Buna karşılık Defne; Holly ile hem güzellik ve
zarafetini, hem de bazı sevimli-şaşkın hallerini paylaşmakla beraber; onun gibi
başına buyruk ve her şeyin önüne kendisini koyan bir karakter değildir asla.
Defne için -küçücük de kalmış olsa- ailesi kutsaldır; çünkü zorlukları
beraber atlatmışlar; anne-babasızlığın yalnızlığına beraber çare bulmuşlardır.

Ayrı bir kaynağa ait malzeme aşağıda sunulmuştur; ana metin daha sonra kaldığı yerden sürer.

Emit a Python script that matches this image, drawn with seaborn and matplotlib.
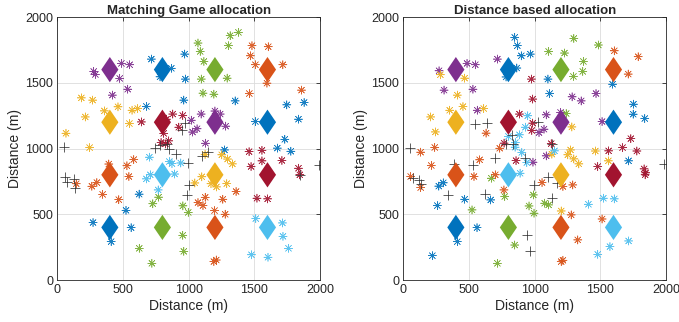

Geride bıraktığı kardeşi için içten içe vicdan azapları çeken Holly’nin aksine
Defne, ağabeyini dar zamanında bırakıp gitmek bir yana dursun, onun için
“dünyanın borcu” diyerek abartmayacağımız bir yükün altına atıvermiştir
kendini, düşünmeden. Çünkü Defne kendini düşünmeyen bir kahramandır; parada,
pulda, zenginlikte de gözü yoktur. Ömer’in nişanlı rolü yapmak zorunda
kaldıkları için bir gece parmağına takıverdiği yüzüğün ne kadar güzel ve
anlamlı olduğunu düşünür Defne, onu takmış olan annesini hayal eder, hatta
belki kendine bile fark ettirmeden bu yüzüğün bir gün asıl sahibi olacak kıza
imrenir… “bu yüzük kim bilir kaç karattır?” gibi soruların kafasında karşılığı
yoktur. Daha sonra hayran olacağı, uzakta kaldığında özleyeceği Ömer’in zengin
ve parlak hayatı, şık evi, arabası, ankastre mutfağı değil; o tezgâhın üzerinde
“on tane çocuğu olsa dünyayı kurtaracak adama” roka, havuç, nar suyu sıkarken
duyduğu tatlı heyecandır.
Rüzgârı ta 60’lardan estirdiğimize göre o zaman New
York’un 5. Cadde’sinden binlerce mil doğuya gelip Filiz Akın’ın Kiraz’ına
da uğrayabiliriz mesela. Yeşilçam’ın porselen bebeği, yılların eskitemediği ve
ışıltısından almadığı Filiz Akın, 69 yapımı Cilveli Kız filminde, Hulusi Kentmen ile anlaşıp, Kartal Tibet’in
canlandırdığı hafif çapkın oğluna -gazino assolisti Okşan ile evlenmesine
engel olmak için- kiralık aşk oyunu oynayan işportacı Kiraz’ı
canlandırmaktadır. Tanıdık gelen :) ?
İtiraf ediyorum, “tam olarak bu konu üzerinde bir Yeşilçam filmi vardı,
vardı...” dan öteye gitmeyen bilgimle interneti hallaç pamuğu misali arayıp,
sonunda bulup bir daha izlediğime değdi mi dersek, evet!
Evvela Cilveli Kız,
sadece 1969’un güzel, bakir İstanbul’unu, Bebek sahilinden denize girildiğini
görmek için bile izlenebilir. Unuttuğunuzu bir bir hatırladığınız Yeşilçam
şarkıları; efsane “nayır nolamaz” replikleri, Filiz Akın’ın güzel sarı saçları,
o yılların tatlı-seksi kılıkları içinde minik minik hoplayıp zıplamaları da
izlemek için yeterli sebepler arasındadır. Ama belki de en matrak sebep “vay,
bakalım neredeyse 45 sene sonra bir adet Elçin’de vücut bulan Defne’de,
Kiraz’dan ne var da neler yokmuş” diye meraklanmaktır!